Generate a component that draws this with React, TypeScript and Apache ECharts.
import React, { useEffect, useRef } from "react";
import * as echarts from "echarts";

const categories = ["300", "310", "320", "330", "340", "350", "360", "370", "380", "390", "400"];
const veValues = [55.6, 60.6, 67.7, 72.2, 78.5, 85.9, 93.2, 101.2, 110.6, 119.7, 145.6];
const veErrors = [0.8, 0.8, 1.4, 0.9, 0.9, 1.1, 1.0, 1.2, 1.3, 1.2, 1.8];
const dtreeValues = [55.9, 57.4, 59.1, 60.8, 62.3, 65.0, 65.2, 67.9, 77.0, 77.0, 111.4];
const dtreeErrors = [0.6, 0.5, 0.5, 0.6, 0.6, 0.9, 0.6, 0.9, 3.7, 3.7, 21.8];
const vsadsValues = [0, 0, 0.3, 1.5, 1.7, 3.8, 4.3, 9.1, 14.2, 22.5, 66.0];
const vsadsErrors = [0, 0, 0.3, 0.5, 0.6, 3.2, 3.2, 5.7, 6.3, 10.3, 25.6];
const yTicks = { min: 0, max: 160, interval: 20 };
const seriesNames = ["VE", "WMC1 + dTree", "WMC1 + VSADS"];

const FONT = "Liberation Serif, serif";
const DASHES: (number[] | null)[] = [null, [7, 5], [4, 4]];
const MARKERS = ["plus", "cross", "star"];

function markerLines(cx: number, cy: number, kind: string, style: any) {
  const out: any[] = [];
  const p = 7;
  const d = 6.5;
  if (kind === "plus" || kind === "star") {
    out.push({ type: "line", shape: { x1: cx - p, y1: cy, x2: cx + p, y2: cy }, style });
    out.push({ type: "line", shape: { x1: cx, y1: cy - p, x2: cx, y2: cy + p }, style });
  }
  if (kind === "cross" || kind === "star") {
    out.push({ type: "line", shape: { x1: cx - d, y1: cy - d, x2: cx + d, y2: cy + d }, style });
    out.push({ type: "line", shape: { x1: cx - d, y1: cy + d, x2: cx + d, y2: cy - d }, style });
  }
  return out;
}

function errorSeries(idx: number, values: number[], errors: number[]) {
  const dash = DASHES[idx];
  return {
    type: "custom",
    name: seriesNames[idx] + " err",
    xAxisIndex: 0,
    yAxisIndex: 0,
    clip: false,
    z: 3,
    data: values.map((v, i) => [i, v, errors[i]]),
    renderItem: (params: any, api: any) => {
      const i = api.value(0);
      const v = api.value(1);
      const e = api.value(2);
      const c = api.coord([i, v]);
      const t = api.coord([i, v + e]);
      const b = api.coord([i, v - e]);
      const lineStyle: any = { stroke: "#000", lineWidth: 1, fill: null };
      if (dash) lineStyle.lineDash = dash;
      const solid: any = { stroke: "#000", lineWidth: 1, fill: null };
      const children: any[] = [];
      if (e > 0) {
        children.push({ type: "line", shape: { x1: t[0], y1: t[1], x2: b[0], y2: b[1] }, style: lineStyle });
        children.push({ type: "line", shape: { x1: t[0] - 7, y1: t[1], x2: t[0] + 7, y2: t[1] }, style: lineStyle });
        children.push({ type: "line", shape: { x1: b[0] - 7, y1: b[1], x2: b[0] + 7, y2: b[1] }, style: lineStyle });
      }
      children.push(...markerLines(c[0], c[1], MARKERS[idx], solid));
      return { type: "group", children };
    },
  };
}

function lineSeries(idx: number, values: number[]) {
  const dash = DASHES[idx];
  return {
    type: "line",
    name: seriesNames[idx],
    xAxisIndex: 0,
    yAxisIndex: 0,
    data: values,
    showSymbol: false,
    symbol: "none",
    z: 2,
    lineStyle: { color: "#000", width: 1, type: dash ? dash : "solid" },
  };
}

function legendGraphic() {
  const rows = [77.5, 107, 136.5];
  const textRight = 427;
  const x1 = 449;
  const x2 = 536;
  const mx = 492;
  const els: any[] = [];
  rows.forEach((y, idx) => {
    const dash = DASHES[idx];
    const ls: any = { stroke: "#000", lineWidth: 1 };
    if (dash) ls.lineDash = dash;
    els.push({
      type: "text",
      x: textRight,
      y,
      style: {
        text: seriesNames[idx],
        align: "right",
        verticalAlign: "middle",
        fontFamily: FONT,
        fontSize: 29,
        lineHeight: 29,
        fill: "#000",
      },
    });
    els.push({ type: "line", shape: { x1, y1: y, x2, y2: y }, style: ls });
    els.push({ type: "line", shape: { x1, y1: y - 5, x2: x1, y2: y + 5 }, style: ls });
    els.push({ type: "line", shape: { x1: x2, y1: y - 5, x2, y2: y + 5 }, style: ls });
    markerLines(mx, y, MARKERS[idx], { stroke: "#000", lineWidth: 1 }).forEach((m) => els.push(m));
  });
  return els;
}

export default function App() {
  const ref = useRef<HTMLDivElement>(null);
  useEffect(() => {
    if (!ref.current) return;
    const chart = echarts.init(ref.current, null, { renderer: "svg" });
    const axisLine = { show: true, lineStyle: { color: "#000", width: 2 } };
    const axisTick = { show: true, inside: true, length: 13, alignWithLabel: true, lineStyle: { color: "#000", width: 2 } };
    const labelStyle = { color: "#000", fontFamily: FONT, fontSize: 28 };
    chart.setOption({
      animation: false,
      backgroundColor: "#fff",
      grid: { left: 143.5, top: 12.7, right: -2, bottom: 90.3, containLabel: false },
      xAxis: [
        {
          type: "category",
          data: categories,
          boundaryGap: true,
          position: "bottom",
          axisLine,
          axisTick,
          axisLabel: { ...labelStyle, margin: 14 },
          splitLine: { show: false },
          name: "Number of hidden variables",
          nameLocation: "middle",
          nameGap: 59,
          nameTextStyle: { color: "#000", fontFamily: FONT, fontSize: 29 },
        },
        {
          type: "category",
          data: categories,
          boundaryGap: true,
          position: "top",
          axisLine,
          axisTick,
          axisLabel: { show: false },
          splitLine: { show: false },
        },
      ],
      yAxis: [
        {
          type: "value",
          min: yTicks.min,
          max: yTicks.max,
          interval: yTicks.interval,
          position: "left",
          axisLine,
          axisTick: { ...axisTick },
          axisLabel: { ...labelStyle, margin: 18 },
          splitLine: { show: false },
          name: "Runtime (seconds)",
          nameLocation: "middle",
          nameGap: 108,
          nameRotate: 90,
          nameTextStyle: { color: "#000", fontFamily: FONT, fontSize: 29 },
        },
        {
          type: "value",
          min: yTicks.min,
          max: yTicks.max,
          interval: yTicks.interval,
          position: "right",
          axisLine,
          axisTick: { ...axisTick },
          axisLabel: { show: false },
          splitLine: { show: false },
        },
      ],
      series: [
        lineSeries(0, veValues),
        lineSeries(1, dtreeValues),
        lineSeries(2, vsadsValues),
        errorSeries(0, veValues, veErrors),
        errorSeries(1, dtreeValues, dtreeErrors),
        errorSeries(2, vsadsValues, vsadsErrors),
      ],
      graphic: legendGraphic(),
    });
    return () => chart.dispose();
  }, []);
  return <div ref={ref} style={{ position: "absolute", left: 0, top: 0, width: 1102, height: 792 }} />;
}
______________________________
- **Short problem**: Only the lines from the start of the data to the line holding "import * as" are wanted; return them exactly, both ends included.

- **Response for this exercise**:
Generate a component that draws this with React, TypeScript and Apache ECharts.
import React, { useEffect, useRef } from "react";
import * as echarts from "echarts";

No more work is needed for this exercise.